In order to curb Alexander Hamilton's influence, [James Thomson} Callender published, in his The History of the United States for 1796, a report of the affair between Alexander Hamilton and Maria Reynolds, a married woman.[4] The day before the Alien and Sedition Acts became law on July 13, 1798, Callender fled to Virginia to the home of Senator Stevens Thomson Mason of Loudoun County. Then, in 1799, he moved to Richmond where he wrote for the Richmond Recorder. His anti-Federalist pamphlet, The Prospect Before Us, led to his prosecution under the Sedition Act.[5] He was sentenced on May 24, 1800, to nine months in jail and a $200 fine.

When he got out of jail in the spring of 1801, Callender expected President Jefferson to reward him for his work and his loyalty. He wanted the Richmond postmaster job but he did not get it. In the president's view, Callender was now too radical, and in an attempt to foster reconciliation after the difficult election of 1800, Jefferson did not patronize the more militant or radical Republicans. As Jefferson wrote, "I am really mortified at the base ingratitude of Callender. it presents human nature in a hideous form."[6] In February 1802, Callender joined with Federalist newspaper editor Henry Pace and began to attack both parties, particularly the Republicans and specifically Jefferson. In a series of articles beginning on September 1, 1802, Callender alleged that Jefferson had several children by a slave concubine, Sally Hemings.[7]

Free Speech Center;

Before either of these events, a riot in Baltimore reflected local anger over the publication of the Federalist Republic, a newspaper run by Alexander Contee Hanson.
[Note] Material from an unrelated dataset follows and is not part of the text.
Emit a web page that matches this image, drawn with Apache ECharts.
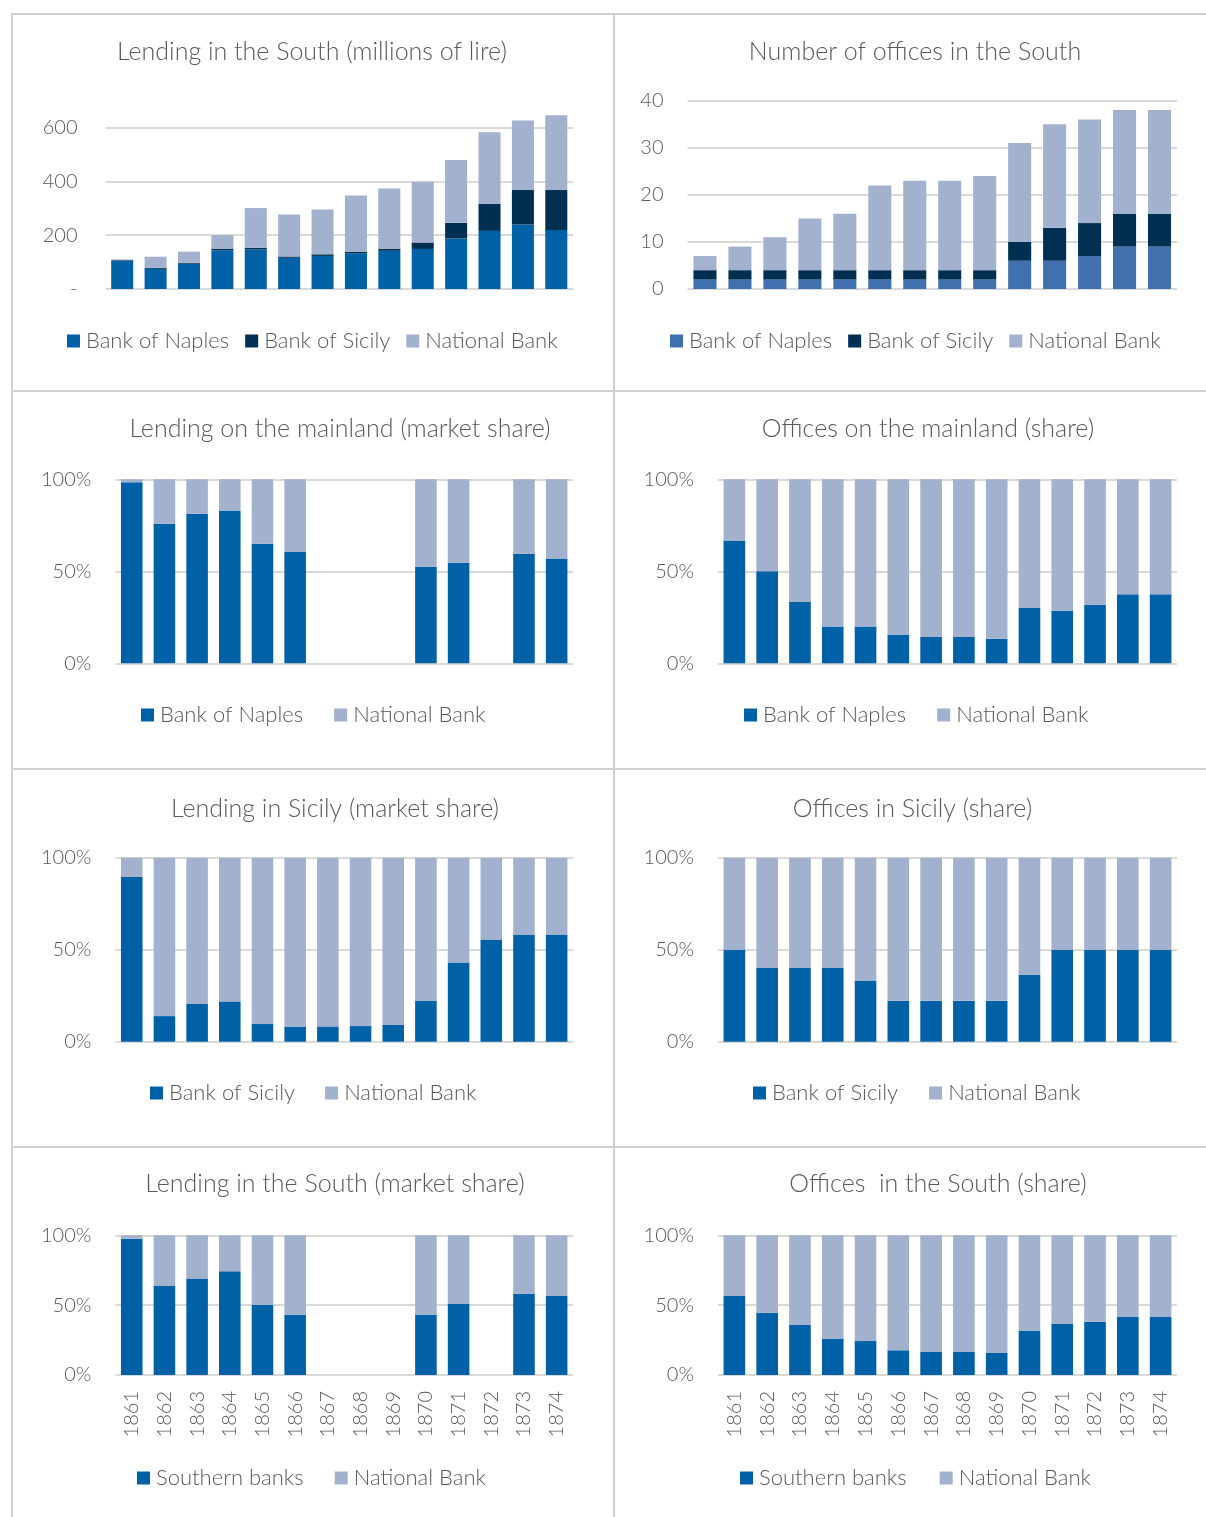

Reflecting sentiments that prevailed among members of the Federalist Party, it had vehemently opposed American participation in the War of 1812, which Congress had declared at the request of President James Madison, largely over English interference with American shipping. After being driven from his business by rioters, Hanson had retreated to Georgetown but returned to Baltimore where he resumed his vitriolic verbal attacks against the war and its Democratic-Republican supporters.